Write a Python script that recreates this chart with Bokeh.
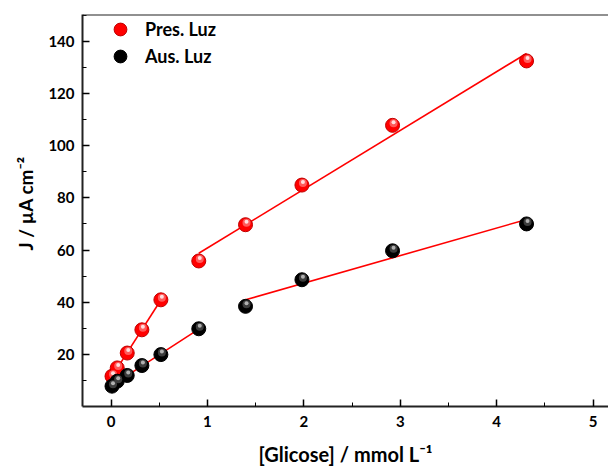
import numpy as np
from bokeh.plotting import figure
from bokeh.models import Range1d, FixedTicker, Legend, LegendItem, Span
from bokeh.embed import file_html
from bokeh.resources import INLINE

# data
glicose = [0.01, 0.064, 0.168, 0.32, 0.517, 0.91, 1.395, 1.98, 2.92, 4.31]
pres_luz = [11.6, 14.8, 20.5, 29.4, 40.9, 55.8, 69.7, 84.9, 107.8, 132.5]
aus_luz = [7.8, 9.7, 11.9, 15.7, 19.9, 29.8, 38.4, 48.6, 59.7, 70.0]
# linear-fit segments (index ranges into the arrays above)
pres_segments = [(0, 5), (5, 10)]
aus_segments = [(0, 6), (6, 10)]
x_ticks = [0, 1, 2, 3, 4, 5]
y_ticks = [20, 40, 60, 80, 100, 120, 140]
x_title = "[Glicose] / mmol L\u207b\u00b9"
y_title = "\u2003J / \u00b5A cm\u207b\u00b2"
series_names = ["Pres. Luz", "Aus. Luz"]

FONT = "Lato"
W, H = 608, 468
LEFT, TOP, BOTTOM = 82, 14, 61
x0, x1 = -0.296, 5.16
y0, y1 = 0, 150.3

p = figure(width=W, height=H, output_backend="svg", toolbar_location=None,
           x_range=Range1d(x0, x1), y_range=Range1d(y0, y1),
           min_border_left=LEFT, min_border_top=TOP, min_border_bottom=BOTTOM,
           min_border_right=0)
p.grid.visible = False
p.outline_line_color = None
p.background_fill_color = "white"
p.border_fill_color = "white"
p.add_layout(Span(location=y1, dimension="width", line_color="#222222", line_width=2))

gx = np.array(glicose)
for arr, segs in ((pres_luz, pres_segments), (aus_luz, aus_segments)):
    ya = np.array(arr)
    for a, b in segs:
        k, c = np.polyfit(gx[a:b], ya[a:b], 1)
        xs = np.array([gx[a], gx[b - 1]])
        p.line(xs, k * xs + c, line_color="#ff0000", line_width=1.6)

frame_h = H - TOP - BOTTOM
px_x = (x1 - x0) / (W - LEFT)
px_y = (y1 - y0) / frame_h

def balls(ys, base, edge, mid, hi):
    ys = np.array(ys)
    r1 = p.scatter(gx, ys, size=14, fill_color=base, line_color=edge, line_width=1)
    p.scatter(gx + 1.0 * px_x, ys + 2.0 * px_y, size=8, fill_color=mid, line_color=None)
    p.scatter(gx + 1.0 * px_x, ys + 3.0 * px_y, size=4, fill_color=hi, line_color=None)
    return r1

red_r = balls(pres_luz, "#ff0000", "#c00000", "#ff5a5a", "#ffe0e0")
blk_r = balls(aus_luz, "#000000", "#000000", "#3c3c3c", "#b0b0b0")

for i, (name, r) in enumerate(zip(series_names, [red_r, blk_r])):
    lg = Legend(items=[LegendItem(label=name, renderers=[r])],
                location=(22, frame_h - 32 - 27 * i), margin=0, padding=0, spacing=0,
                glyph_width=32, glyph_height=32, label_height=20, label_standoff=9,
                border_line_color=None, background_fill_alpha=0,
                label_text_font=FONT, label_text_font_style="bold",
                label_text_font_size="18px", label_text_color="black")
    p.add_layout(lg)

for ax in (p.xaxis[0], p.yaxis[0]):
    ax.axis_line_width = 2
    ax.axis_line_color = "#222222"
    ax.major_tick_line_width = 1.5
    ax.minor_tick_line_width = 1
    ax.major_tick_in = 7
    ax.major_tick_out = 0
    ax.minor_tick_in = 4
    ax.minor_tick_out = 0
    ax.major_label_text_font = FONT
    ax.major_label_text_font_style = "bold"
    ax.major_label_text_font_size = "15px"
    ax.major_label_text_color = "black"
    ax.axis_label_text_font = FONT
    ax.axis_label_text_font_style = "bold"
    ax.axis_label_text_color = "black"

p.xaxis.ticker = FixedTicker(ticks=x_ticks, minor_ticks=[0.5, 1.5, 2.5, 3.5, 4.5])
p.yaxis.ticker = FixedTicker(ticks=y_ticks, minor_ticks=[10, 30, 50, 70, 90, 110, 130, 150])
p.xaxis.major_label_standoff = 9
p.yaxis.major_label_standoff = 8
p.xaxis.axis_label = x_title
p.yaxis.axis_label = y_title
p.xaxis.axis_label_text_font_size = "20px"
p.yaxis.axis_label_text_font_size = "19px"
p.xaxis.axis_label_standoff = 12
p.yaxis.axis_label_standoff = 8

open("out.html", "w").write(file_html(p, INLINE))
********************
What is asked: Give again, exactly, the lines from the start of the data through the one holding "from bokeh.resources import INLINE"; omit the pictures.

Complete answer:
Write a Python script that recreates this chart with Bokeh.
import numpy as np
from bokeh.plotting import figure
from bokeh.models import Range1d, FixedTicker, Legend, LegendItem, Span
from bokeh.embed import file_html
from bokeh.resources import INLINE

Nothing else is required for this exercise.